As it is, the movement is in the opposite direction, accelerated by the health emergency. Gradually the autocracy of the executive, in particular the power of the Prime Minister, has increased. We gave proof of this in a 2018 article on our website that you can read (Go to www.lalitmauritius.org and, in the site’s search engine, type the words “government web site”.)  We showed how insignificant the National Assembly is on the Republic of Mauritius website. The site has been redone since then, and the National Assembly remains as insignificant as ever. In a little square made of four coloured bars on the home page, there are the words “Government Directory.” Click on that. You get four headings to choose from. One is “Ministries”. I checked, it’s not there. The second is “Parastatal” (sic). I checked. It is not that.

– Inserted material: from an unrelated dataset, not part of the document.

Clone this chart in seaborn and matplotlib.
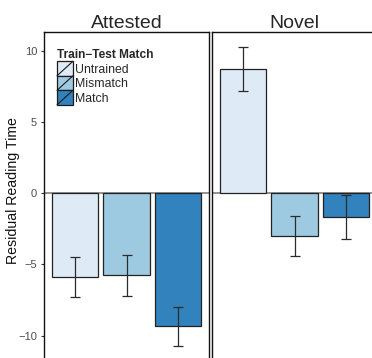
import matplotlib
matplotlib.use("Agg")
import matplotlib.pyplot as plt
import seaborn as sns
import pandas as pd
import numpy as np
from matplotlib.legend_handler import HandlerBase
from matplotlib.patches import Rectangle
from matplotlib.lines import Line2D

# ---- data ----
panels = ["Attested", "Novel"]
matches = ["Untrained", "Mismatch", "Match"]
attested_mean = [-5.87, -5.73, -9.35]
attested_lo = [-7.27, -7.18, -10.70]
attested_hi = [-4.48, -4.31, -8.02]
novel_mean = [8.72, -3.00, -1.66]
novel_lo = [7.20, -4.38, -3.19]
novel_hi = [10.23, -1.63, -0.14]
colors = ["#DEEBF7", "#9ECAE1", "#3182BD"]
yticks = [-10, -5, 0, 5, 10]

df = pd.DataFrame({
    "panel": np.repeat(panels, 3),
    "match": matches * 2,
    "rt": attested_mean + novel_mean,
    "lo": attested_lo + novel_lo,
    "hi": attested_hi + novel_hi,
})

sns.set_theme(style="white")
plt.rcParams["font.family"] = ["Liberation Sans", "DejaVu Sans"]

W, H = 372, 358
fig = plt.figure(figsize=(W / 100, H / 100), dpi=100)


def fx(px):
    return px / W


ylo, yhi = -12.0, 11.31
ax_top_px = 32
ppu = 14.25
ax_bot_px = 193.2 + (-ylo) * ppu
axw = fx(165)
axb = (H - ax_bot_px) / H
axh = (ax_bot_px - ax_top_px) / H

axes = [fig.add_axes([fx(44), axb, axw, axh]),
        fig.add_axes([fx(212), axb, axw, axh])]

for ax, panel in zip(axes, panels):
    sub = df[df["panel"] == panel]
    ax.axhline(0, color="#8A8A8A", lw=1.3, zorder=0.5)
    sns.barplot(data=sub, x="match", y="rt", hue="match", order=matches,
                hue_order=matches, palette=colors, saturation=1, width=0.9,
                edgecolor="#222222", linewidth=0.9, errorbar=None,
                legend=False, ax=ax, zorder=2)
    centers = sorted(p.get_x() + p.get_width() / 2 for p in ax.patches)
    sub = sub.set_index("match").loc[matches]
    ax.errorbar(centers, sub["rt"],
                yerr=[sub["rt"] - sub["lo"], sub["hi"] - sub["rt"]],
                fmt="none", ecolor="#2b2b2b", elinewidth=0.9, capsize=3.6,
                capthick=0.9, zorder=3)
    ax.set_xlim(-0.6, 2.6)
    ax.set_ylim(ylo, yhi)
    ax.set_xlabel("")
    ax.set_ylabel("")
    ax.set_xticks([])
    ax.set_title(panel, fontsize=14, pad=3)
    for s in ax.spines.values():
        s.set_visible(True)
        s.set_color("#111111")
        s.set_linewidth(1.0)

axes[0].set_yticks(yticks)
axes[0].set_yticklabels([f"{t}".replace("-", "\u2212") for t in yticks])
axes[0].tick_params(axis="y", left=True, length=2.4, width=0.8,
                    color="#333333", labelsize=8, labelcolor="#4D4D4D", pad=2.5)
axes[1].set_yticks([])

fig.text(fx(13), (H - 191) / H, "Residual Reading Time", rotation=90,
         ha="center", va="center", fontsize=10.2, color="#111111")


class DiagHandler(HandlerBase):
    def create_artists(self, legend, orig_handle, xdescent, ydescent,
                       width, height, fontsize, trans):
        r = Rectangle((-xdescent, -ydescent), width, height,
                      facecolor=orig_handle.get_facecolor(),
                      edgecolor="#1a1a1a", lw=0.9, transform=trans)
        ln = Line2D([-xdescent, -xdescent + width],
                    [-ydescent, -ydescent + height],
                    color="#1a1a1a", lw=0.8, transform=trans)
        return [r, ln]


handles = [Rectangle((0, 0), 1, 1, facecolor=c) for c in colors]
leg = axes[0].legend(handles, matches, handler_map={Rectangle: DiagHandler()},
                     title="Train\u2212Test Match", loc="upper left",
                     bbox_to_anchor=(0.079, 0.948), frameon=False,
                     fontsize=8.8, title_fontproperties={"weight": "bold", "size": 8.6},
                     handlelength=1.3, handleheight=1.45, labelspacing=0.0,
                     handletextpad=0.2, borderpad=0, borderaxespad=0,
                     alignment="left")

fig.savefig("out.png", dpi=100)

I was left with “Departments” and “Hotline”. I thought, it can’t very well be “hotline”, so it must be “Departments” or they have forgotten the National Assembly even exists – not counting an icon in “News” for when Parliament is sitting when you can watch live (although with the present Speaker, and the growing autocracy, it is not a pleasant thing to do). 


Anyway, I clicked on “Departments” and found that, in alphabetical order, it is number 45. There it is “Mauritius National Assembly”. That gives an idea of its waning importance. It is, by alphabetical order, number 45. It is squashed between two things:


“Life Plus” and “Meteorogical Services.”


I was not sure what “Life Plus” was, so I looked it up. It is a government department aimed at reducing suicide. So, the National Assembly is in a niche between a hot-line and Meteo Services in times of climate change. 

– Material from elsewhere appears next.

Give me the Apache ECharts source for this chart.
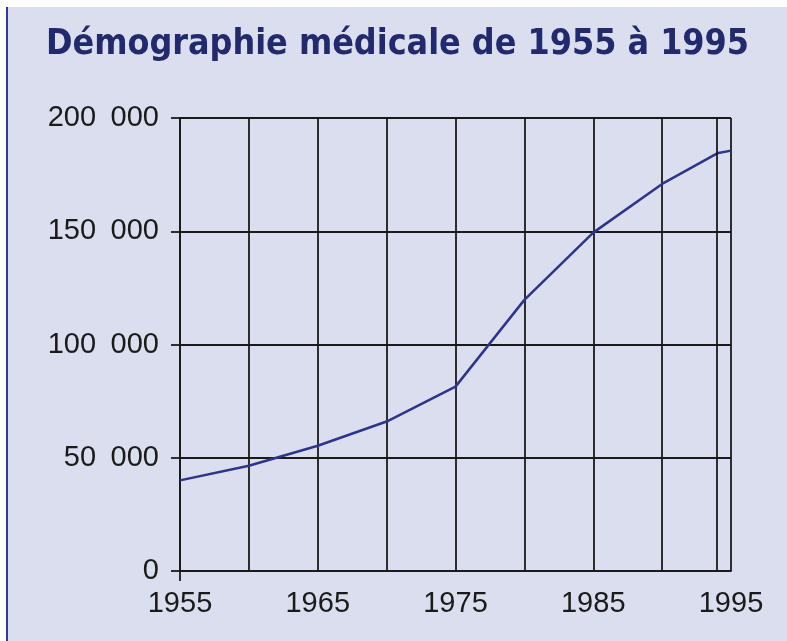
<!DOCTYPE html>
<html>
<head>
<meta charset="utf-8">
<script src="https://cdn.jsdelivr.net/npm/echarts@6/dist/echarts.min.js"></script>
<style>
  html, body { margin: 0; padding: 0; background: #ffffff; }
  #chart { width: 787px; height: 641px; }
</style>
</head>
<body>
<div id="chart"></div>
<script>
// données
var years = [1955, 1960, 1965, 1970, 1975, 1980, 1985, 1990, 1994, 1995];
var medecins = [40000, 46500, 55300, 66000, 81400, 119700, 149400, 170900, 184400, 185600];
var labelYears = [1955, 1965, 1975, 1985, 1995];
var extraGridYears = [1994];
var titleText = 'Démographie médicale de 1955 à 1995';

var dom = document.getElementById('chart');
var myChart = echarts.init(dom);

function fmtThousands(v) {
    // 200000 -> "200 000"
    var s = String(v);
    return s.replace(/\B(?=(\d{3})+(?!\d))/g, '\u2002');
}

var axisColor = '#1a1a1a';

var option = {
    backgroundColor: '#dbdeef',
    animation: false,
    title: {
        text: titleText,
        left: 41,
        top: 22,
        textStyle: {
            fontFamily: '"DejaVu Sans Condensed", "Roboto Condensed", "Arial Narrow", sans-serif',
            fontWeight: 'bold',
            fontSize: 35.5,
            color: '#232a6c'
        }
    },
    // bandes blanches et filet bleu du cadre
    graphic: [
        { type: 'rect', left: 0, top: 0, shape: { width: 787, height: 7 }, style: { fill: '#ffffff' } },
        { type: 'rect', left: 0, top: 0, shape: { width: 6, height: 641 }, style: { fill: '#ffffff' } },
        { type: 'rect', left: 6, top: 7, shape: { width: 2, height: 634 }, style: { fill: '#2f3c8e' } }
    ],
    grid: {
        left: 180,
        right: 56,
        top: 118,
        bottom: 70
    },
    xAxis: [
        {
            type: 'value',
            min: 1955,
            max: 1995,
            interval: 5,
            axisLine: { show: true, lineStyle: { color: axisColor, width: 1.8 } },
            axisTick: { show: false },
            axisLabel: {
                customValues: labelYears,
                margin: 18,
                fontFamily: 'Liberation Sans',
                fontSize: 29,
                color: axisColor,
                formatter: function (v) { return String(v); }
            },
            splitLine: { show: true, lineStyle: { color: axisColor, width: 1.8 } }
        },
        {
            // seul le petit trait sous 1955
            type: 'value',
            min: 1955,
            max: 1995,
            position: 'bottom',
            axisLine: { show: false },
            axisTick: { show: true, customValues: [1955], length: 10, lineStyle: { color: axisColor, width: 1.8 } },
            axisLabel: { show: false },
            splitLine: { show: false }
        }
    ],
    yAxis: {
        type: 'value',
        min: 0,
        max: 200000,
        interval: 50000,
        axisLine: { show: true, lineStyle: { color: axisColor, width: 1.8 } },
        axisTick: { show: true, length: 9, lineStyle: { color: axisColor, width: 1.8 } },
        axisLabel: {
            margin: 21,
            fontFamily: 'Liberation Sans',
            fontSize: 29,
            color: axisColor,
            formatter: fmtThousands
        },
        splitLine: { show: true, lineStyle: { color: axisColor, width: 1.8 } }
    },
    series: [
        {
            type: 'line',
            data: years.map(function (y, i) { return [y, medecins[i]]; }),
            showSymbol: false,
            lineStyle: { color: '#2e3588', width: 2.5 },
            markLine: {
                silent: true,
                symbol: 'none',
                label: { show: false },
                lineStyle: { color: axisColor, width: 1.8, type: 'solid' },
                data: extraGridYears.map(function (y) { return { xAxis: y }; })
            }
        }
    ]
};

myChart.setOption(option);
</script>
</body>
</html>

So, when ICTA threatens to censor social media platforms, it is worrying. ICTA has already been amended so “anyone” who feels “annoyance” can put in a complaint to the Police against any post on line. The police (part of the executive) get to decide which “anyone” is important enough to take their “annoyance” seriously. Clearly Ministers are and big bosses are. So, in the sea of verbal abuse and cruelty that, inter alia, Facebook publishes, one woman, Aruna Gungoosingh, is singled out for locking up pre-trial for four days. It is truly outrageous. 

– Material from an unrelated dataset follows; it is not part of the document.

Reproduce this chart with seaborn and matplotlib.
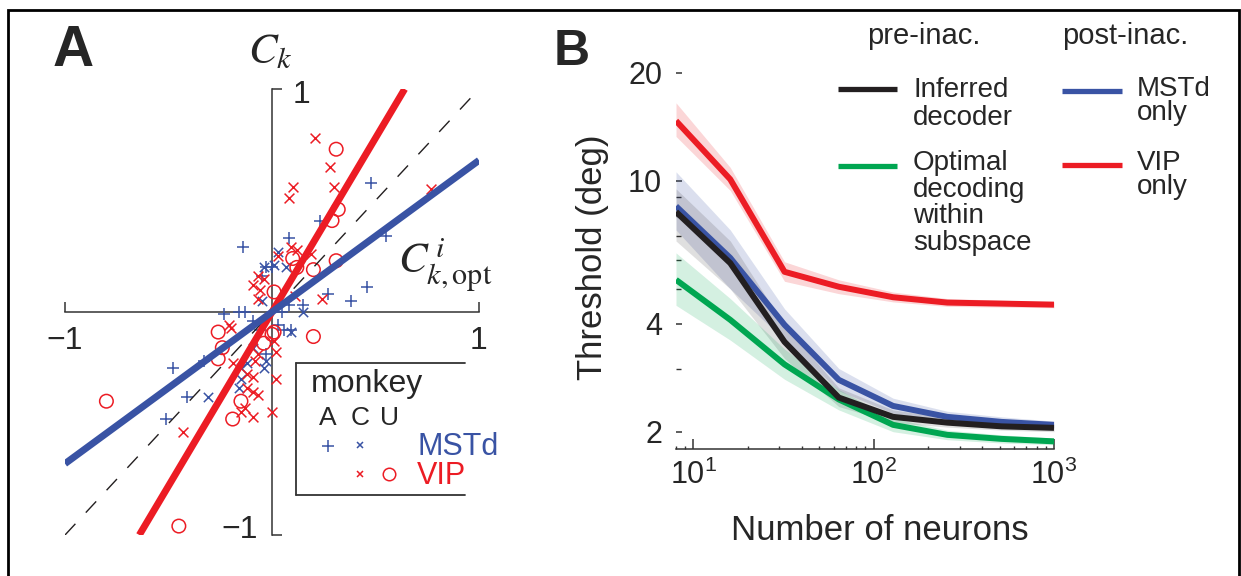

The Government would do better to join the world-wide movement to make social networks, themselves, accountable in terms of acting more like a “publisher” and not like a mere “postman”. Jugnauth could follow the New Zealand Prime Minister’s lead on this. Or more profoundly, we could make it our program to return to the days when it was illegal – as it was – to do anything for profit on the internet. That would bring more democracy. The social networks today make a profit by selling our personal data behind our backs, by making us work as their slaves without us even knowing it, and by appealing, dangerously, to our worst instincts as they herd us into little bubbles, separate from others, e.g. the extreme right’s and anti-vax bubbles. And they make us forget about those human beings, who cannot afford a device at all, who do not have the Wifi at all, who do not have a house at all, or who do not have the time after work and looking after children and the aged, to mess about with a device.


All this to say we need more democracy, not less. More equality not less. We need more freedom, not less.